>> Start

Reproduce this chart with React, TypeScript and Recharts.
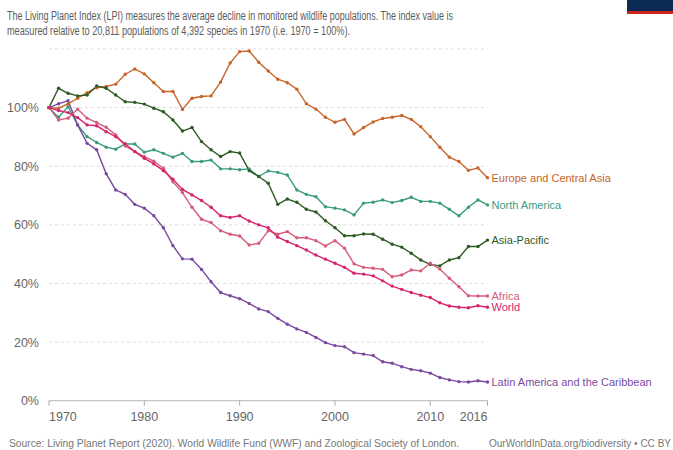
import React from "react";
import { LineChart, Line, XAxis, YAxis, CartesianGrid } from "recharts";

const years = [
  1970, 1971, 1972, 1973, 1974, 1975, 1976, 1977, 1978, 1979,
  1980, 1981, 1982, 1983, 1984, 1985, 1986, 1987, 1988, 1989,
  1990, 1991, 1992, 1993, 1994, 1995, 1996, 1997, 1998, 1999,
  2000, 2001, 2002, 2003, 2004, 2005, 2006, 2007, 2008, 2009,
  2010, 2011, 2012, 2013, 2014, 2015, 2016,
];

const europe = [
  100, 99.8, 101.3, 103.2, 105.1, 106.8, 107.2, 108, 111.4, 113.2,
  111.5, 108.5, 105.5, 105.5, 99.4, 103.2, 103.8, 104, 108.7, 115.2,
  119.1, 119.3, 115.5, 112.5, 109.7, 108.5, 106.3, 101.3, 99.5, 96.7,
  95, 96, 91, 93.2, 95.1, 96.3, 96.7, 97.3, 96, 93.5,
  90.1, 86.5, 83.1, 81.6, 78.6, 79.4, 76.1,
];
const northAmerica = [
  100, 96.7, 100.3, 94.1, 90.1, 88.1, 86.5, 85.8, 87.6, 87.6,
  84.8, 85.6, 84.4, 83.1, 84.4, 81.6, 81.6, 82.1, 79.1, 79.1,
  78.8, 79.1, 76.5, 78.4, 77.9, 77, 71.9, 70.4, 69.6, 66.2,
  65.7, 65.1, 63.4, 67.4, 67.7, 68.5, 67.6, 68.3, 69.4, 68,
  68, 67.4, 65.3, 63.1, 66, 68.5, 66.8,
];
const asiaPacific = [
  100, 106.6, 104.9, 104, 104.3, 107.4, 106.6, 104.3, 102, 101.8,
  101.2, 99.8, 98.6, 95.8, 92, 93.2, 88.4, 85.6, 83.3, 85,
  84.5, 78.5, 76.5, 74.2, 67, 68.8, 67.7, 65.3, 64.4, 61.4,
  59, 56.3, 56.3, 56.9, 56.8, 55.1, 53.4, 52.4, 50.3, 48,
  46.5, 46, 48, 48.8, 52.6, 52.6, 54.8,
];
const africa = [
  100, 95.8, 96.4, 99.5, 96.4, 94.9, 93.3, 90.7, 86.9, 85,
  83.3, 81.7, 79.3, 74.7, 71, 66, 61.9, 60.8, 58, 56.8,
  56.2, 53.1, 53.7, 58, 56.8, 57.7, 55.6, 55.6, 54.6, 52.8,
  54.6, 52, 46.7, 45.5, 45.2, 44.8, 42.3, 42.9, 44.6, 44.3,
  46.9, 44.9, 41.8, 38.9, 35.8, 35.7, 35.7,
];
const world = [
  100, 99, 98.3, 96.6, 94.1, 93.8, 91.8, 90.1, 87.6, 85,
  82.7, 80.8, 78.5, 75.6, 72.1, 70.2, 68.3, 66, 63.1, 62.5,
  63.1, 61.3, 60, 59, 55.8, 54.3, 52.9, 51.4, 49.7, 48.3,
  46.9, 45.5, 43.5, 43.2, 42.6, 40.9, 39.1, 38, 36.9, 36,
  35.2, 33.4, 32.3, 31.9, 31.7, 32.4, 31.9,
];
const latinAmerica = [
  100, 101.3, 102.4, 94.1, 87.8, 85.6, 77.4, 71.9, 70.4, 67,
  65.7, 63.1, 59, 52.9, 48.4, 48.3, 44.8, 40.6, 36.9, 35.8,
  34.8, 33.2, 31.3, 30.4, 28.1, 26.1, 24.5, 23.3, 21.6, 19.8,
  18.8, 18.4, 16.4, 15.9, 15.4, 13.3, 12.8, 11.6, 10.7, 10.2,
  9.4, 7.9, 7.1, 6.5, 6.4, 6.8, 6.4,
];

const xTicks = [1970, 1980, 1990, 2000, 2010, 2016];
const yTicks = [0, 20, 40, 60, 80, 100];

const subtitle1 =
  "The Living Planet Index (LPI) measures the average decline in monitored wildlife populations. The index value is";
const subtitle2 =
  "measured relative to 20,811 populations of 4,392 species in 1970 (i.e. 1970 = 100%).";
const sourceText =
  "Source: Living Planet Report (2020). World Wildlife Fund (WWF) and Zoological Society of London.";
const creditText = "OurWorldInData.org/biodiversity \u2022 CC BY";

const series = [
  { key: "europe", name: "Europe and Central Asia", values: europe, color: "#c8642a" },
  { key: "northAmerica", name: "North America", values: northAmerica, color: "#3a9b7d" },
  { key: "asiaPacific", name: "Asia-Pacific", values: asiaPacific, color: "#2e5a24" },
  { key: "latinAmerica", name: "Latin America and the Caribbean", values: latinAmerica, color: "#7a4a9f" },
  { key: "africa", name: "Africa", values: africa, color: "#d65d7a" },
  { key: "world", name: "World", values: world, color: "#d6246e" },
];

const data = years.map((year, i) => {
  const row: Record<string, number> = { year };
  series.forEach((s) => {
    row[s.key] = s.values[i];
  });
  return row;
});

const FONT = "'Liberation Sans', Arial, Helvetica, sans-serif";

const XTick = (props: any) => {
  const { x, y, payload } = props;
  const v = payload.value;
  let anchor: "start" | "middle" | "end" = "middle";
  if (v === 1970) anchor = "start";
  if (v === 2016) anchor = "end";
  return (
    <text x={x} y={y + 13} textAnchor={anchor} fill="#666" fontSize={12.5} fontFamily={FONT}>
      {v}
    </text>
  );
};

const makeEndLabel = (name: string, color: string, last: number) => (props: any) => {
  const { x, y, index } = props;
  if (index !== last) return null;
  return (
    <text x={x + 4} y={y + 4} fill={color} fontSize={11} fontFamily={FONT}>
      {name}
    </text>
  );
};

export default function App() {
  const last = years.length - 1;
  return (
    <div style={{ position: "absolute", left: 0, top: 0, width: 673, height: 450, background: "#fff", overflow: "hidden" }}>
      <svg width={673} height={450} style={{ position: "absolute", left: 0, top: 0 }}>
        <rect x={627} y={0} width={46} height={11} fill="#0c2b52" />
        <rect x={627} y={11} width={46} height={3} fill="#ce261e" />
        <text x={7} y={20} fontSize={12} fill="#5b5b5b" fontFamily={FONT} textLength={446} lengthAdjust="spacingAndGlyphs">
          {subtitle1}
        </text>
        <text x={7} y={35} fontSize={12} fill="#5b5b5b" fontFamily={FONT} textLength={343} lengthAdjust="spacingAndGlyphs">
          {subtitle2}
        </text>
        <text x={9} y={447} fontSize={10} fill="#777" fontFamily={FONT} textLength={450} lengthAdjust="spacingAndGlyphs">
          {sourceText}
        </text>
        <text x={489} y={447} fontSize={10} fill="#777" fontFamily={FONT} textLength={182} lengthAdjust="spacingAndGlyphs">
          {creditText}
        </text>
      </svg>
      <div style={{ position: "absolute", left: 0, top: 0 }}>
        <LineChart width={673} height={450} data={data} margin={{ top: 49, right: 185.5, bottom: 24.3, left: 0 }}>
          <CartesianGrid vertical={false} stroke="#dcdcdc" strokeDasharray="3 3" />
          <XAxis
            dataKey="year"
            type="number"
            domain={[1970, 2016]}
            ticks={xTicks}
            tick={<XTick />}
            tickLine={{ stroke: "#aaa" }}
            tickSize={5}
            axisLine={{ stroke: "#bbb" }}
            height={25}
            interval={0}
          />
          <YAxis
            type="number"
            domain={[0, 120]}
            ticks={yTicks}
            width={49}
            axisLine={false}
            tickLine={false}
            tickFormatter={(v: number) => `${v}%`}
            tick={{ fill: "#666", fontSize: 12.5, fontFamily: FONT }}
            tickMargin={4}
          />
          {series.map((s) => (
            <Line
              key={s.key}
              dataKey={s.key}
              name={s.name}
              stroke={s.color}
              strokeWidth={1.4}
              dot={{ r: 1.7, fill: s.color, stroke: s.color, strokeWidth: 0 }}
              isAnimationActive={false}
              label={makeEndLabel(s.name, s.color, last)}
            />
          ))}
        </LineChart>
      </div>
    </div>
  );
}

>> End

## [Goal of the exercise]
The lines from the start of the data through the line that contains "XAxis, YAxis, CartesianGrid" are to be returned exactly, please, with both ends included and every picture left out.

## [The result]
Reproduce this chart with React, TypeScript and Recharts.
import React from "react";
import { LineChart, Line, XAxis, YAxis, CartesianGrid } from "recharts";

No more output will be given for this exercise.